Saturday, October 12, 2024

Getting older, wiser and weirder


 It's kind of hard to see yourself from a perspective outside yourself. I am surprised all the time by the deepening lines by my mouth, the un-recognizable white haired lady that sometimes shows up in my mirror if it's been too long since I've colored my hair. 

You tell me you are feeling that too, struggling to find anything graceful about this process. Let me tell you how I see you then. 

You are more beautiful to me than when I first saw your picture and knew that you were someone special in this world. My heart stops when our eyes meet because I think it is listening for yours. 

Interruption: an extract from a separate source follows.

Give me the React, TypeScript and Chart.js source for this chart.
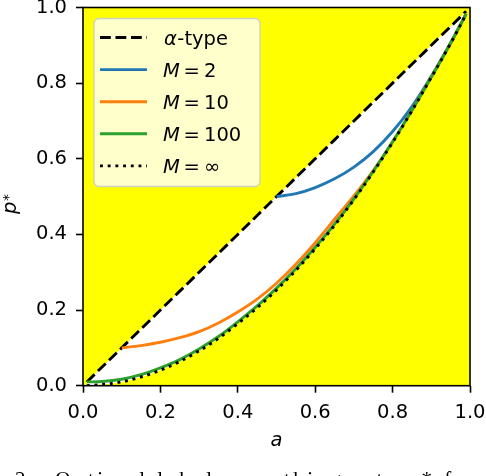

The world is not kind to or interested in people our age, but I'm starting to enjoy flying under the radar. You've gotten more secure and confident about sharing your heart with me, and somehow more protective of it with the rest of the world. 

There were a few years when you didn't delight in the shape of things, or the exploration of the world. Work was stealing your ability to enjoy your own mind I think. It's been such a relief to see you returning to things like building lego plants, digging in the garden and leaving the bodies for me on the driveway. Laughing. Exploring the colors of different ink.  




Isn't the trick always to allow yourself to be who you are right now? Our bodies and our experiences change with every day that passes. I loved being young with you, and I love getting older with you. Sometimes I wish I had the strength and beauty that I think drew you to me however many years ago. Before I had you to lose, I seemed stronger, but I wasn't. I've never been touched by such gentle, warm hands before. I can't imagine not feeling that love with you. 

I know there are fewer late night conversations to be had. Less discovery of each other, and more discovery of the world together and apart. I want to continue to have endless vacation photos of clouds and frogs and mushrooms with you. I want to chase the cats with you when we are too old to move fast and they are too old too. 

I'm missing you terribly today, but  when I think about you, it's warm, not lonely. I hope you are at home drawing more of these things right now. I hope that you feel loved.